BAAI/bge-large-en-v1.5. - Pooling —
mean(most models) orcls(most BGE, BERT-classification finetunes). - Embedding dimension — usually in the model card sidebar; 384, 512, 768, 1024 are common.
- Max sequence length — 512 unless the card says otherwise.
If the card is ambiguous, grep its config.json for hidden_size (= dimension) and its modules.json for the pooling module name.
Example 1 — a larger BGE variant
BAAI/bge-large-en-v1.5 uses CLS pooling and emits 1024-d vectors.
$ onnx2oracle load --from-huggingface BAAI/bge-large-en-v1.5 \
--pooling cls \
--dims 1024 \
--max-length 512 \
--name BGE_LARGE_EN_V1_5 \
--normalize
You'll see the same pipeline output as the presets — download, wrap tokenizer, add pooling, add L2 norm, load. The --normalize flag is on by default; pass --no-normalize only if you specifically want un-normalized output (rare).

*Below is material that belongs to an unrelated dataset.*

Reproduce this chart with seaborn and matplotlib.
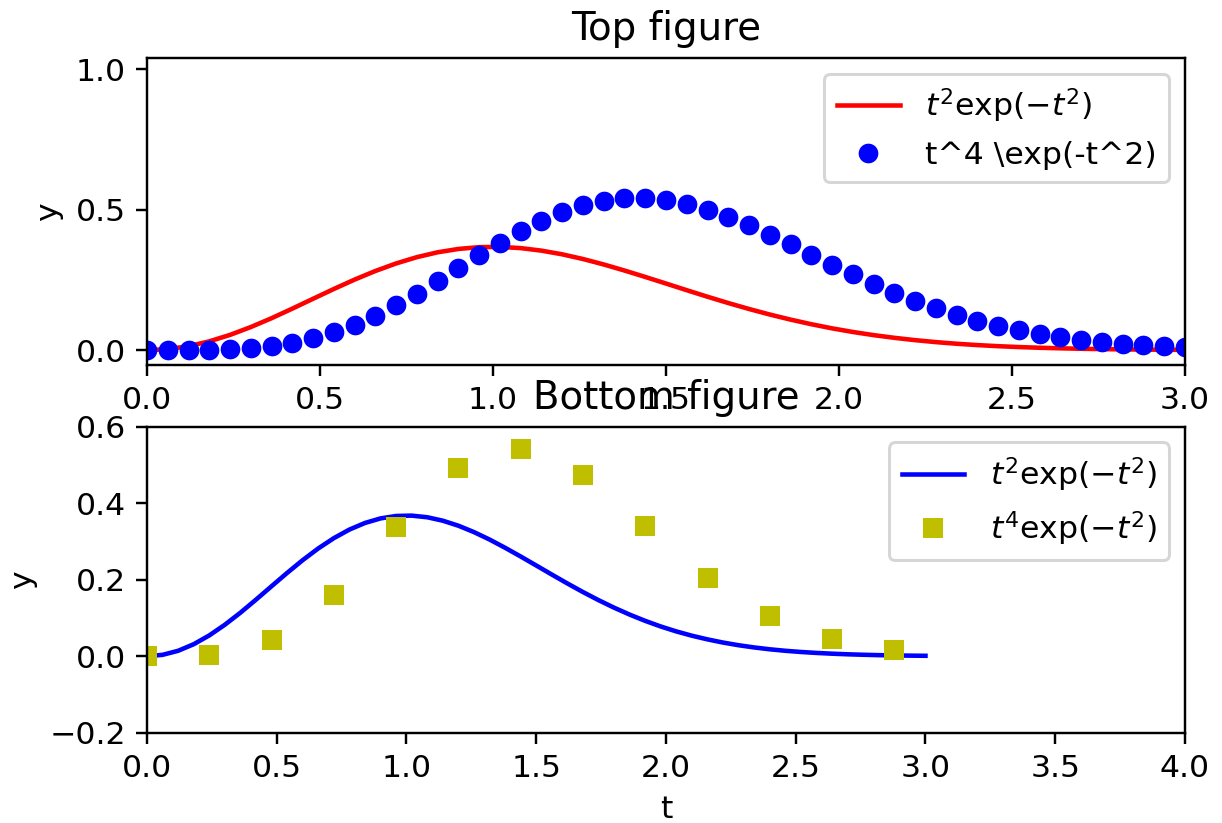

Example 2 — a mean-pooled domain model
pritamdeka/S-BioBert-snli-multinli-stsb — BioBERT finetuned for sentence similarity. Mean pooling, 768-d.
$ onnx2oracle load --from-huggingface pritamdeka/S-BioBert-snli-multinli-stsb \
--pooling mean \
--dims 768 \
--name S_BIOBERT_STSB
Oracle mining-model names are case-insensitive identifiers — stick to uppercase with underscores to avoid quoting headaches in SQL.
Example 3 — targeting ADB
Same --dsn rules as the presets. The custom flags compose cleanly:
$ onnx2oracle load --from-huggingface intfloat/e5-large-v2 \
--pooling mean --dims 1024 --max-length 512 \
--name E5_LARGE_V2 \
--dsn 'admin/YourStrongPass@(description=...high...)'
Gated models
Some HF repos are gated — the download fails unless your token has accepted the license. Set HF_TOKEN before calling load:
$ export HF_TOKEN=hf_***
$ onnx2oracle load --from-huggingface nomic-ai/nomic-embed-text-v1.5 \
--pooling mean --dims 768 --name NOMIC_V1_5
See #hf-download-fails if downloads 401.
What the flags actually do
| Flag | Effect |
|---|---|
| --pooling mean | Wraps the encoder output in ReduceMean across the sequence axis, masked by the attention mask. |
| --pooling cls | Wraps the encoder output in Gather(axis=1, indices=[0]) — takes the CLS token's hidden state. |
| --dims N | Asserts the final output shape. If the graph's actual output shape disagrees, the loader errors before calling Oracle — cheap to catch locally. |
| --max-length N | Upper bound on tokens per input. Longer inputs get truncated. Default 512. |
| --normalize / --no-normalize | Append the L2 norm subgraph (or don't). Leave on unless you're cascading with a non-cosine distance. |
| --name NAME | The Oracle mining-model identifier. Required for custom loads — no preset to derive a default from. |
When a load fails on Oracle's side
Custom models are the most common source of ORA-20000. Two causes dominate:
- The exported ONNX opset is newer than Oracle's runtime supports. Rebuild with
onnx>=1.16and opset 18. The loader already does this, but if you're supplying your own ONNX bytes out of band, check. - The metadata JSON's input-tensor name doesn't match the graph. The built-in pipeline always names the input
pre_text; make sure your custom graph does too. Full writeup at #ora-20000.